Objective -
Write out the data again in full, exactly as it reads.

Stored data -
——————————

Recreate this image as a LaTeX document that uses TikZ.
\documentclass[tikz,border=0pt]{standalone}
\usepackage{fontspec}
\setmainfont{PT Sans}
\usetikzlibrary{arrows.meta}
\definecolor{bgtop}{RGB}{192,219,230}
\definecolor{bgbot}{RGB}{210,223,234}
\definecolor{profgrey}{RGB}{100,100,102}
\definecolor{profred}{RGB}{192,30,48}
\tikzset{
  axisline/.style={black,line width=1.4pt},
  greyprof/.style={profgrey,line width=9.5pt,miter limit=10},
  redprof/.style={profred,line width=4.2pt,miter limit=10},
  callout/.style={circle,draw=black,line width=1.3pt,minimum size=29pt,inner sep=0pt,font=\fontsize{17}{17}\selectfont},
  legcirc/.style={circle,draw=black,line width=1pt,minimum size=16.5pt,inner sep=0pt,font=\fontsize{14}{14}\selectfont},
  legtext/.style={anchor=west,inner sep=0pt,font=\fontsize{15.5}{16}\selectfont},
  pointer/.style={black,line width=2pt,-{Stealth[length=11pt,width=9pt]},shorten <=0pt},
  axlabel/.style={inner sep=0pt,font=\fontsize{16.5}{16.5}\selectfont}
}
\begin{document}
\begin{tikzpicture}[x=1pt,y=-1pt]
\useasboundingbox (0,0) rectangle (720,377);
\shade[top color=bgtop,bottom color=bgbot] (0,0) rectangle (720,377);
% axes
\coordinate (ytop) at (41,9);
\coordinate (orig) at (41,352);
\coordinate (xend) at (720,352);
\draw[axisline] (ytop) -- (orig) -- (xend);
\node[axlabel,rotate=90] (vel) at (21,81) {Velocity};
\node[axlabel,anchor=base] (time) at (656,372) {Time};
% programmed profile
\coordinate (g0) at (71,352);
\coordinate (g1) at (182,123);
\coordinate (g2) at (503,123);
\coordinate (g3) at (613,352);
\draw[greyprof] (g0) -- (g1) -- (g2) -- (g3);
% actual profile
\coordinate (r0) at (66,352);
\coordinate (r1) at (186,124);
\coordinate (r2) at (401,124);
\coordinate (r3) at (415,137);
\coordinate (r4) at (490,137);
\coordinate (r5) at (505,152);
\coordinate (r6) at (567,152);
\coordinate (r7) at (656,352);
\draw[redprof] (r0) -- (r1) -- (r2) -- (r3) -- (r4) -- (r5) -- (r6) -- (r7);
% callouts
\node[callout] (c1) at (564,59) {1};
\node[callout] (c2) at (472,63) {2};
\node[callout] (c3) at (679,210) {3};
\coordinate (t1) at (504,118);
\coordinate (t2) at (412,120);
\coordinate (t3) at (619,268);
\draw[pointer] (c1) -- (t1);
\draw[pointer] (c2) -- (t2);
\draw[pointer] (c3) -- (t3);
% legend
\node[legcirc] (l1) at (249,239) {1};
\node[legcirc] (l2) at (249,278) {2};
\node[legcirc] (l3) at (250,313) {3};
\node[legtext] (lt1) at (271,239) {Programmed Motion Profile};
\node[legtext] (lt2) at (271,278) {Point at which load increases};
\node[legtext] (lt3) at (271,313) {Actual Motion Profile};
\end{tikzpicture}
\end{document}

——————————

Answer for the task -
Recreate this image as a LaTeX document that uses TikZ.
\documentclass[tikz,border=0pt]{standalone}
\usepackage{fontspec}
\setmainfont{PT Sans}
\usetikzlibrary{arrows.meta}
\definecolor{bgtop}{RGB}{192,219,230}
\definecolor{bgbot}{RGB}{210,223,234}
\definecolor{profgrey}{RGB}{100,100,102}
\definecolor{profred}{RGB}{192,30,48}
\tikzset{
  axisline/.style={black,line width=1.4pt},
  greyprof/.style={profgrey,line width=9.5pt,miter limit=10},
  redprof/.style={profred,line width=4.2pt,miter limit=10},
  callout/.style={circle,draw=black,line width=1.3pt,minimum size=29pt,inner sep=0pt,font=\fontsize{17}{17}\selectfont},
  legcirc/.style={circle,draw=black,line width=1pt,minimum size=16.5pt,inner sep=0pt,font=\fontsize{14}{14}\selectfont},
  legtext/.style={anchor=west,inner sep=0pt,font=\fontsize{15.5}{16}\selectfont},
  pointer/.style={black,line width=2pt,-{Stealth[length=11pt,width=9pt]},shorten <=0pt},
  axlabel/.style={inner sep=0pt,font=\fontsize{16.5}{16.5}\selectfont}
}
\begin{document}
\begin{tikzpicture}[x=1pt,y=-1pt]
\useasboundingbox (0,0) rectangle (720,377);
\shade[top color=bgtop,bottom color=bgbot] (0,0) rectangle (720,377);
% axes
\coordinate (ytop) at (41,9);
\coordinate (orig) at (41,352);
\coordinate (xend) at (720,352);
\draw[axisline] (ytop) -- (orig) -- (xend);
\node[axlabel,rotate=90] (vel) at (21,81) {Velocity};
\node[axlabel,anchor=base] (time) at (656,372) {Time};
% programmed profile
\coordinate (g0) at (71,352);
\coordinate (g1) at (182,123);
\coordinate (g2) at (503,123);
\coordinate (g3) at (613,352);
\draw[greyprof] (g0) -- (g1) -- (g2) -- (g3);
% actual profile
\coordinate (r0) at (66,352);
\coordinate (r1) at (186,124);
\coordinate (r2) at (401,124);
\coordinate (r3) at (415,137);
\coordinate (r4) at (490,137);
\coordinate (r5) at (505,152);
\coordinate (r6) at (567,152);
\coordinate (r7) at (656,352);
\draw[redprof] (r0) -- (r1) -- (r2) -- (r3) -- (r4) -- (r5) -- (r6) -- (r7);
% callouts
\node[callout] (c1) at (564,59) {1};
\node[callout] (c2) at (472,63) {2};
\node[callout] (c3) at (679,210) {3};
\coordinate (t1) at (504,118);
\coordinate (t2) at (412,120);
\coordinate (t3) at (619,268);
\draw[pointer] (c1) -- (t1);
\draw[pointer] (c2) -- (t2);
\draw[pointer] (c3) -- (t3);
% legend
\node[legcirc] (l1) at (249,239) {1};
\node[legcirc] (l2) at (249,278) {2};
\node[legcirc] (l3) at (250,313) {3};
\node[legtext] (lt1) at (271,239) {Programmed Motion Profile};
\node[legtext] (lt2) at (271,278) {Point at which load increases};
\node[legtext] (lt3) at (271,313) {Actual Motion Profile};
\end{tikzpicture}
\end{document}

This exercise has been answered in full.